start Dataset excerpt

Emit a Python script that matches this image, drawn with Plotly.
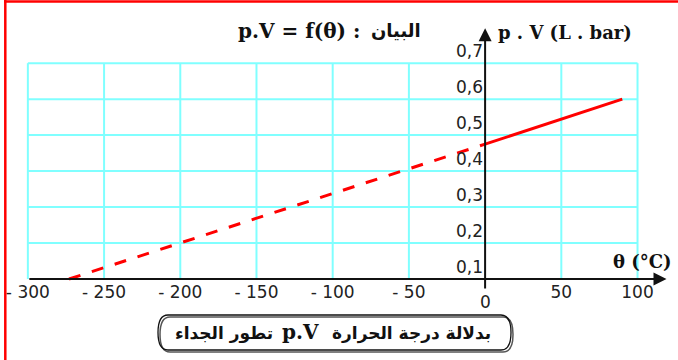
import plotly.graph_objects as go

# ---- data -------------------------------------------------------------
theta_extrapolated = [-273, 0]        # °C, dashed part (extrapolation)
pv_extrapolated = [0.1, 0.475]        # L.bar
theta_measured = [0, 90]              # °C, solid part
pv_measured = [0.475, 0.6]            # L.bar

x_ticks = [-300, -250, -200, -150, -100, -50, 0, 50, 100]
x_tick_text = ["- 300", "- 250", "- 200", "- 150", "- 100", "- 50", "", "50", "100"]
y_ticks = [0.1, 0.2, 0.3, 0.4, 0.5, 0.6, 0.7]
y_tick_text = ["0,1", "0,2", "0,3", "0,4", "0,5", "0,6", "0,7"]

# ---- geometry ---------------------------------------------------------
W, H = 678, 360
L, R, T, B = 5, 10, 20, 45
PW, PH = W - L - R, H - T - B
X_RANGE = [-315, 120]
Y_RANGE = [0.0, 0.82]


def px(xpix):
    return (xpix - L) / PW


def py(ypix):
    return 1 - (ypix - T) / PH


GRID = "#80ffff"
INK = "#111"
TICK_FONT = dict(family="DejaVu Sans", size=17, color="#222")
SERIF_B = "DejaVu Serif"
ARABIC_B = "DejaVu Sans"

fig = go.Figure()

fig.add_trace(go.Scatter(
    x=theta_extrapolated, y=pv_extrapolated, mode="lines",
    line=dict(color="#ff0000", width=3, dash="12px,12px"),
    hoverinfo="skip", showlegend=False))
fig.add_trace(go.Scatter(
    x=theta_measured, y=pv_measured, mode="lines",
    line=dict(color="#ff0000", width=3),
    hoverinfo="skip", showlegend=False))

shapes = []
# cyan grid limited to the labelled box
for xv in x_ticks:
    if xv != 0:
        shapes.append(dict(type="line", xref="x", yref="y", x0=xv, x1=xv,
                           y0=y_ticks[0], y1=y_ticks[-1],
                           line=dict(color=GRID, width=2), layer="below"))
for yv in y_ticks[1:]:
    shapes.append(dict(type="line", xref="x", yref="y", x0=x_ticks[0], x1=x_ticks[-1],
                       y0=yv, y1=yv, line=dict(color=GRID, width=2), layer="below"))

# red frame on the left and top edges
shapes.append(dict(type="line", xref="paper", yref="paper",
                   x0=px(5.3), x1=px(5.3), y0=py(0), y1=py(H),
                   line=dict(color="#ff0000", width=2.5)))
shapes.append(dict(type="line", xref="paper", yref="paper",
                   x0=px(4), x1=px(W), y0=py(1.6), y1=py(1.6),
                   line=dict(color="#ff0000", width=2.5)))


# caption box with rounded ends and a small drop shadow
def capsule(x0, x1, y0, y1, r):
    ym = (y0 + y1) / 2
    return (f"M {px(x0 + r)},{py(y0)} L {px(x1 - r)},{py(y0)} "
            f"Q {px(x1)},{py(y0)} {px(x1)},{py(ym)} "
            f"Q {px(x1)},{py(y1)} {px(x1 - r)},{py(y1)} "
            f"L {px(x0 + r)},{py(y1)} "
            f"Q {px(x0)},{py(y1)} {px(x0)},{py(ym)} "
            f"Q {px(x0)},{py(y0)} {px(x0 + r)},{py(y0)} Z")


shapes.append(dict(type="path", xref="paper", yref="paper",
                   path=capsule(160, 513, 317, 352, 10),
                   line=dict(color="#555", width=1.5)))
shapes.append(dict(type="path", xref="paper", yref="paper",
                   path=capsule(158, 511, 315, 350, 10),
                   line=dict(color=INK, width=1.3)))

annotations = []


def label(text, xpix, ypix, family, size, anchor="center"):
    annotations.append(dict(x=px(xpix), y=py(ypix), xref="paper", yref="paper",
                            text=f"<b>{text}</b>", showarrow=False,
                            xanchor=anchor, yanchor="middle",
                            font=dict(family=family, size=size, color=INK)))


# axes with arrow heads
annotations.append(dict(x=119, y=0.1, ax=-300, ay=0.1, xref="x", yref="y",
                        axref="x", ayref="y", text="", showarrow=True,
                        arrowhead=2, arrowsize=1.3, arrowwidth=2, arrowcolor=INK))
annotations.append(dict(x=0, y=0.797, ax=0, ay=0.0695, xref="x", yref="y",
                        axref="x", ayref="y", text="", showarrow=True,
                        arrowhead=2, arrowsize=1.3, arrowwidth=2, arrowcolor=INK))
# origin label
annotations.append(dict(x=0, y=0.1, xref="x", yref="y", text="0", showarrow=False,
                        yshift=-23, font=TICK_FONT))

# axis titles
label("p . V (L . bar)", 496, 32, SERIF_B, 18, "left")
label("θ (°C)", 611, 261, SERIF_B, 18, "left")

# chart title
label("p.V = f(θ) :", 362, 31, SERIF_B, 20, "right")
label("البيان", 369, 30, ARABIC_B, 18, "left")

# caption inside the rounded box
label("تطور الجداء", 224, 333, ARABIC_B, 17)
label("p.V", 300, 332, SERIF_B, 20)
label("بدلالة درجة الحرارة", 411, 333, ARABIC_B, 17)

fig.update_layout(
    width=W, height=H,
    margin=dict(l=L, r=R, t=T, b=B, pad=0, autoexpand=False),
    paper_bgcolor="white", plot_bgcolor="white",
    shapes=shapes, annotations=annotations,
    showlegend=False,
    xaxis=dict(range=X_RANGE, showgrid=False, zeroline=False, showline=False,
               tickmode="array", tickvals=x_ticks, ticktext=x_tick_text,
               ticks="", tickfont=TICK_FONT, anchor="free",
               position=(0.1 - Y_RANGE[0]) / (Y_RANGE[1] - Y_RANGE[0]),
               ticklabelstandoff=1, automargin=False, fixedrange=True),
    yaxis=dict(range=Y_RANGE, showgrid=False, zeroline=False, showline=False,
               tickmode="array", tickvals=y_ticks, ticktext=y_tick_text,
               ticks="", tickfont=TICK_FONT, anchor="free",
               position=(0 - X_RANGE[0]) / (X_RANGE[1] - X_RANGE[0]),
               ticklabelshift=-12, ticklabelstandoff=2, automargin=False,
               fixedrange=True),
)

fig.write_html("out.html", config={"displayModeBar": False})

end Dataset excerpt

What you have to do:
Could the lines from the top of the material through the line with "fig = go.Figure()" be repeated exactly, pictures left out?

Solution to the exercise:
Emit a Python script that matches this image, drawn with Plotly.
import plotly.graph_objects as go

# ---- data -------------------------------------------------------------
theta_extrapolated = [-273, 0]        # °C, dashed part (extrapolation)
pv_extrapolated = [0.1, 0.475]        # L.bar
theta_measured = [0, 90]              # °C, solid part
pv_measured = [0.475, 0.6]            # L.bar

x_ticks = [-300, -250, -200, -150, -100, -50, 0, 50, 100]
x_tick_text = ["- 300", "- 250", "- 200", "- 150", "- 100", "- 50", "", "50", "100"]
y_ticks = [0.1, 0.2, 0.3, 0.4, 0.5, 0.6, 0.7]
y_tick_text = ["0,1", "0,2", "0,3", "0,4", "0,5", "0,6", "0,7"]

# ---- geometry ---------------------------------------------------------
W, H = 678, 360
L, R, T, B = 5, 10, 20, 45
PW, PH = W - L - R, H - T - B
X_RANGE = [-315, 120]
Y_RANGE = [0.0, 0.82]


def px(xpix):
    return (xpix - L) / PW


def py(ypix):
    return 1 - (ypix - T) / PH


GRID = "#80ffff"
INK = "#111"
TICK_FONT = dict(family="DejaVu Sans", size=17, color="#222")
SERIF_B = "DejaVu Serif"
ARABIC_B = "DejaVu Sans"

fig = go.Figure()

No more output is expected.